Onze anos após a morte de Roberto Gómez Bolaños, criador de Chaves, foi lançada uma série biográfica sobre sua vida através da plataforma MAX. Nesse contexto, não deixa de ser surpreendente que, desde seu lançamento em 1973, tenha superado sua condição de simples comédia para se tornar uma referência cultural que atravessa gerações e fronteiras, retratando a vida em um bairro marcado pela pobreza, violência e exclusão, problemas compartilhados por amplos setores da América Latina.
Personagens que se relacionam mediante golpes, gritos e humilhações fazem parte de uma narrativa que, embora humorística, reflete uma realidade social persistente. Não é surpresa, então, que esse ícone televisivo tenha sido objeto de múltiplas apropriações culturais e comerciais: desde estátuas e homenagens até seu uso em grandes campanhas publicitárias.
A presença de Chaves em restaurantes, lojas ou anúncios de marcas transnacionais confirma sua permanência simbólica. O fato de ele continuar vigente nos últimos cinco anos não é só um testemunho de seu valor cultural, mas também um indício de quanto (ou quão pouco) as condições sociais na região mudaram.
A violência entre pares, a zombaria constante dos mais fracos e a precariedade econômica, em que pagar ou cobrar o aluguel define a vida cotidiana, continuam fazendo parte da nossa realidade. Da mesma forma, os modelos familiares alternativos representados na série — mães e pais solteiros, idosos sozinhos e um menino que vive nas ruas — rompem com a idealização tradicional da família nuclear.
Esses elementos, além de não perderem a atualidade, são atualizados na memória coletiva porque Chaves se comunica em um código afetivo e identitário com o qual muitos latino-americanos ainda se reconhecem.
Nos últimos anos, a incorporação de tecnologias como o deepfake permitiu ressignificar a série para conectá-la a novos públicos, pois, como enfatizou Roland Barthes, os símbolos culturais se transformam em mitos quando adquirem significados emocionais que vão além do literal.
Assim, Chaves, concebido como uma crítica humorística às desigualdades, se torna um símbolo de nostalgia compartilhada pelos latino-americanos e uma plataforma de conexão emocional para produtos e marcas que exploram nossa conexão com o programa.
Um exemplo notável é a marca brasileira Ypê, que lançou uma campanha na qual recriou com grande fidelidade os personagens e cenários originais. A estratégia, que apelou para a emoção, ativou um processo simbólico em que os personagens não apenas evocam a infância, mas também legitimaram seu produto como aspiracional.
Outro caso é o da Dish Latino, que utilizou deepfake para integrar Eugenio Derbez em uma narrativa compartilhada com Chaves, gerando um diálogo emocional entre passado e presente. Essa operação ilustra como a imagem substitui a realidade e se torna sua própria verdade.
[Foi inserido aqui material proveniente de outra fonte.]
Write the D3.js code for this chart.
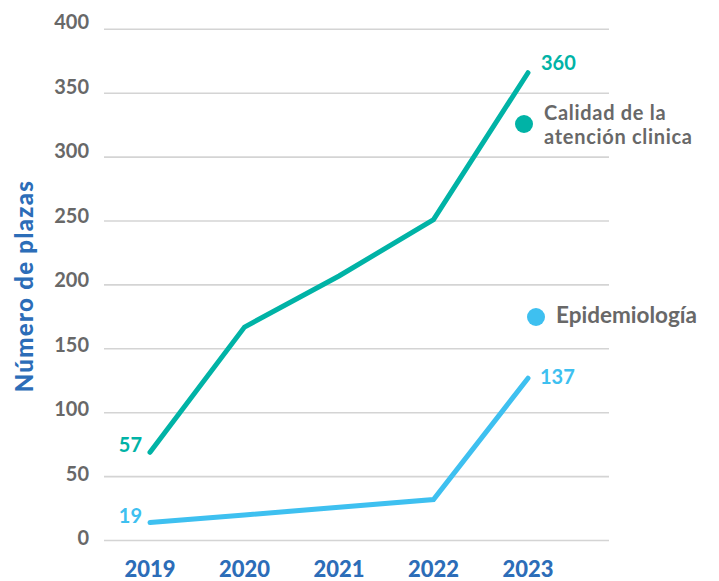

No entanto, a qualidade técnica foi questionada, o que limitou o impacto simbólico da campanha.
Em contraste, Sabritas Switch apresentou um uso mais refinado do deepfake, recriando um sketch clássico de Chaves para promover a mudança criativa de sabores. Essa campanha representa uma leitura “oblíqua” do mito, na qual os consumidores ressignificam o conteúdo de acordo com seu contexto cultural. Embora a técnica tenha sido melhor executada, ela também recebeu críticas por alterar uma figura que possui um alto capital cultural e emocional.
Um quarto caso é o da Samsung, que reconstruiu a vizinhança — incluindo o interior do apartamento da Bruxa do 71, inédito até então — para promover eletrodomésticos inteligentes. Essa encenação potencializa o “efeito de realidade” ao reforçar a conexão emocional por meio dos detalhes do ambiente. A marca consegue assim ressignificar a narrativa do programa e apresentar a tecnologia como desejável e próxima.
A recente decisão dos herdeiros de Gómez Bolaños de licenciar os direitos da série para diversas marcas confirma seu enorme valor comercial. Apesar de ter deixado de ser transmitido no México em 2020 devido a conflitos legais, o programa continua vivo, sobretudo no Brasil, onde foi plenamente adotado como parte de sua cultura popular. Essa capacidade de adaptação, sem perder o núcleo emocional, responde ao que foi definido como uma mitologia cultural.
No entanto, essas estratégias também levantam questões éticas. Embora as campanhas aproveitem a nostalgia e os (anti)valores de Chaves, elas correm o risco de banalizar problemas estruturais. Os objetos, ao se tornarem fetiches ideológicos, trivializam realidades como a pobreza ou a exclusão, transformando-as em mercadoria. Dessa forma, a mensagem original do programa — uma crítica social disfarçada de comédia — corre o risco de se diluir completamente, reduzida a um instrumento de consumo.